--- Dataset content ---

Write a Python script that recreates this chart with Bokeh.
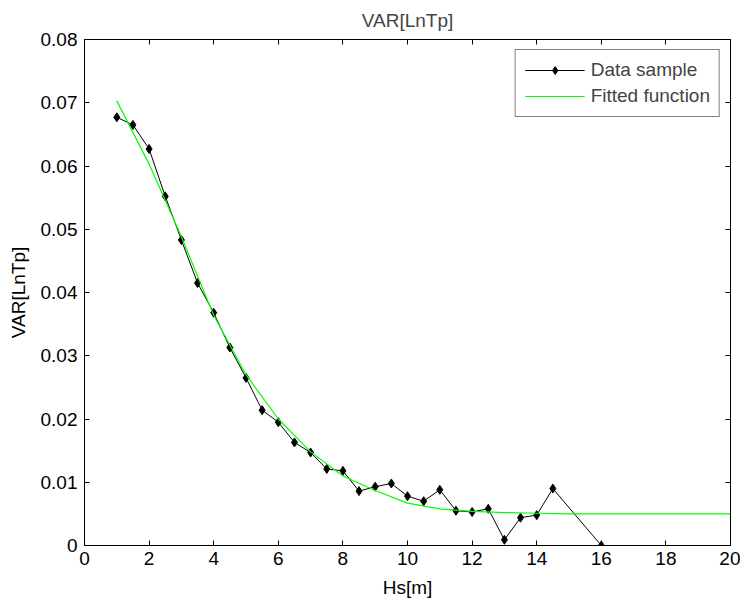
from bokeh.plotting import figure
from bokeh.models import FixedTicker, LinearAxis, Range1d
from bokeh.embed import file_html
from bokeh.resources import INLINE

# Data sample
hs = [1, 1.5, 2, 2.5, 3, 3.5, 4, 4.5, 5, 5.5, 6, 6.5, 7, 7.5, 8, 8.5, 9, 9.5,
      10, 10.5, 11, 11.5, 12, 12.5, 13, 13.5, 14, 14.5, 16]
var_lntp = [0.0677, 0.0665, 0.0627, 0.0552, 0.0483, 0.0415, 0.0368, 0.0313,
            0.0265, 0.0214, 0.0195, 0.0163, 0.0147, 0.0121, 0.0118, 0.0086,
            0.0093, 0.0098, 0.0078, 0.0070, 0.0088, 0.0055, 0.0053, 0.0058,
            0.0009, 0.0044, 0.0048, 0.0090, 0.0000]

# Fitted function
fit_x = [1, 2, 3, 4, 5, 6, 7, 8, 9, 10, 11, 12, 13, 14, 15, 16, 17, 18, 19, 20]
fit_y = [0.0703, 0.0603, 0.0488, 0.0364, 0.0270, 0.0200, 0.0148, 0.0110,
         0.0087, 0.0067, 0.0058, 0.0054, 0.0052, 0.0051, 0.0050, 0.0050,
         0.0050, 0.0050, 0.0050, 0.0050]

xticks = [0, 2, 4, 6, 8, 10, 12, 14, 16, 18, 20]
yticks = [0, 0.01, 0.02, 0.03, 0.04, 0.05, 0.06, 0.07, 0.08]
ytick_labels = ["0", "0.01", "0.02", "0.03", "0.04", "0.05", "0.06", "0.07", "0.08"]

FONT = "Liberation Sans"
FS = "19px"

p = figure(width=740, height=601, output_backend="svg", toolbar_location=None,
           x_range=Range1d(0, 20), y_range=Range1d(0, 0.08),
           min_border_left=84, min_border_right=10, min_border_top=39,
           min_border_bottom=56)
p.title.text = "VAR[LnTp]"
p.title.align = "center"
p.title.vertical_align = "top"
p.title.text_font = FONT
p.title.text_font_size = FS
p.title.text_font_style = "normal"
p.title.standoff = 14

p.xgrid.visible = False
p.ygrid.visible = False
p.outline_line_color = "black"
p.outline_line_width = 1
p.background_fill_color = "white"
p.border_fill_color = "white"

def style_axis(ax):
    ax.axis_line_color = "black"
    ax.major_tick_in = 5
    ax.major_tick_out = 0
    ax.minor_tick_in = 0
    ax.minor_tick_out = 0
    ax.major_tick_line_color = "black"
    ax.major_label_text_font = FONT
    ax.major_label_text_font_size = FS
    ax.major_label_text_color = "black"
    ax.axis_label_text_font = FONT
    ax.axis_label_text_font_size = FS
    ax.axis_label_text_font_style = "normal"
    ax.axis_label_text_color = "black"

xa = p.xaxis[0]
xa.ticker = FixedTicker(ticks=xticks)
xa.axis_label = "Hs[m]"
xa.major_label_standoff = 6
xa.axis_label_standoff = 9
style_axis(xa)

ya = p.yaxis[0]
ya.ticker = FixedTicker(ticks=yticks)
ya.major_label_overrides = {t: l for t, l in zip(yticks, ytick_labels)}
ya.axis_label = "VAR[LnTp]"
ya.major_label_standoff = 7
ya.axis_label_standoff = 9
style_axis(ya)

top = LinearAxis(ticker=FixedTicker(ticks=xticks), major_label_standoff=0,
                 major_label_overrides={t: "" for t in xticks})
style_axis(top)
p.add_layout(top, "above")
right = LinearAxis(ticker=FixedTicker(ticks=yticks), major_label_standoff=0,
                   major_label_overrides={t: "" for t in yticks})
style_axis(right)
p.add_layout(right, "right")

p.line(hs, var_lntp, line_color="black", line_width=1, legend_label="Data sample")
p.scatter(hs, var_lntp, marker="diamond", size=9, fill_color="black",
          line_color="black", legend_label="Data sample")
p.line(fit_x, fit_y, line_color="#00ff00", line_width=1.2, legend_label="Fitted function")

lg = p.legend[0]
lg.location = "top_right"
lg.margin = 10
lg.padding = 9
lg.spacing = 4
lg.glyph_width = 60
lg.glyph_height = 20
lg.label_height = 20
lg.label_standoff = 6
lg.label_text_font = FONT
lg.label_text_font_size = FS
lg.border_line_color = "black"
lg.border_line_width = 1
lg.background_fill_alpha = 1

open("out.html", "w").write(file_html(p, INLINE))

--- Description of the task ---
Return, unchanged, the lines from the first line of the material through the line that holds "from bokeh.resources import INLINE", inclusive, omitting pictures.

--- Task response ---
Write a Python script that recreates this chart with Bokeh.
from bokeh.plotting import figure
from bokeh.models import FixedTicker, LinearAxis, Range1d
from bokeh.embed import file_html
from bokeh.resources import INLINE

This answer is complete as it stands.